[start of Data provided]
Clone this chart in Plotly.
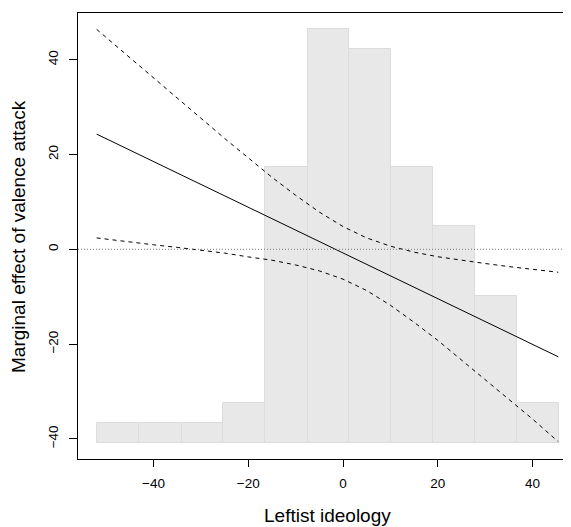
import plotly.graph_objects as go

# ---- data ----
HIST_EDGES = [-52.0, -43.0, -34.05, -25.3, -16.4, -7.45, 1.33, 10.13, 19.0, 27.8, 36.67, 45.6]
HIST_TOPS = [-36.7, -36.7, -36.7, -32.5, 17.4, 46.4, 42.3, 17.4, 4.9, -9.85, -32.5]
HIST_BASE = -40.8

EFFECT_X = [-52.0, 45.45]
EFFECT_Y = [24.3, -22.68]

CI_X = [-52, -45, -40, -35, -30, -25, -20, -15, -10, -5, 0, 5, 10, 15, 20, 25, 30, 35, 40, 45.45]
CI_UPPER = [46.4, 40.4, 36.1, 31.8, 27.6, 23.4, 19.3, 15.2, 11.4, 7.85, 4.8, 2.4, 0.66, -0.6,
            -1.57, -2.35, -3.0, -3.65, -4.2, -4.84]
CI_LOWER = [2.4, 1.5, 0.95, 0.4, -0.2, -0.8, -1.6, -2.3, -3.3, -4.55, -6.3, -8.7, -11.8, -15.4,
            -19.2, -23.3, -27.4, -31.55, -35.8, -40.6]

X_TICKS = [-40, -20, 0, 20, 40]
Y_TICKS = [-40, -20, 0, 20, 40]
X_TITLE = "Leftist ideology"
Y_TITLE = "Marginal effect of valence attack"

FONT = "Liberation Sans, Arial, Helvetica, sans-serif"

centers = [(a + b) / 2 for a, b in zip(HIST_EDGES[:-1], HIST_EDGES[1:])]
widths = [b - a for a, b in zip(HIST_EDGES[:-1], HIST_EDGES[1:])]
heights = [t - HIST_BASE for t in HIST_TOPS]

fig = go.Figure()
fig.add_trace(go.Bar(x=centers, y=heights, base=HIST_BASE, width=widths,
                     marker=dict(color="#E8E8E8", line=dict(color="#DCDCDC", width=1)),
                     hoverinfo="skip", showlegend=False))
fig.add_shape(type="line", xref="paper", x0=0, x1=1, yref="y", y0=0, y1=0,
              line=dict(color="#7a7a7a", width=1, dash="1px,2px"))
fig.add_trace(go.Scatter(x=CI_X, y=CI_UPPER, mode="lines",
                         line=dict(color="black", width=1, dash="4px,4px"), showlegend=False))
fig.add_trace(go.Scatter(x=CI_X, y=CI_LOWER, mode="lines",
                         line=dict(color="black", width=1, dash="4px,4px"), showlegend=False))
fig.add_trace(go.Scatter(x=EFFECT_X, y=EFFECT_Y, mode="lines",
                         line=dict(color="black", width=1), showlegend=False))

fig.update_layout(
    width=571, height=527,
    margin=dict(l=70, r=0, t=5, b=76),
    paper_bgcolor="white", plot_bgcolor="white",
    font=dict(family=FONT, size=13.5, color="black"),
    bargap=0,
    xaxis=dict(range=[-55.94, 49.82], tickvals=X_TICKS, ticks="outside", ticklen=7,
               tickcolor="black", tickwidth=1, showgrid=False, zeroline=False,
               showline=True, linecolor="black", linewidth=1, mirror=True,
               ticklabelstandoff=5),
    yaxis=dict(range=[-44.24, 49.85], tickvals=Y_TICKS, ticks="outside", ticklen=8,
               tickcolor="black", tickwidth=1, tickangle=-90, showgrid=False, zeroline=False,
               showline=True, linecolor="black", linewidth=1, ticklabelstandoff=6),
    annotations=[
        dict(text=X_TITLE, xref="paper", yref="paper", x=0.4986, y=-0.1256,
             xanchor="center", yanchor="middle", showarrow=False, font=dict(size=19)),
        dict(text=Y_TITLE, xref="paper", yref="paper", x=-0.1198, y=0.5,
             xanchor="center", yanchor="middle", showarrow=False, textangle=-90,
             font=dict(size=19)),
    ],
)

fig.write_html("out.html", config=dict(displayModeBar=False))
[end of Data provided]
Output exactly the span of lines from the top of the listing through the line holding "import plotly.graph_objects as go", and leave every picture out.

* **Task output**
Clone this chart in Plotly.
import plotly.graph_objects as go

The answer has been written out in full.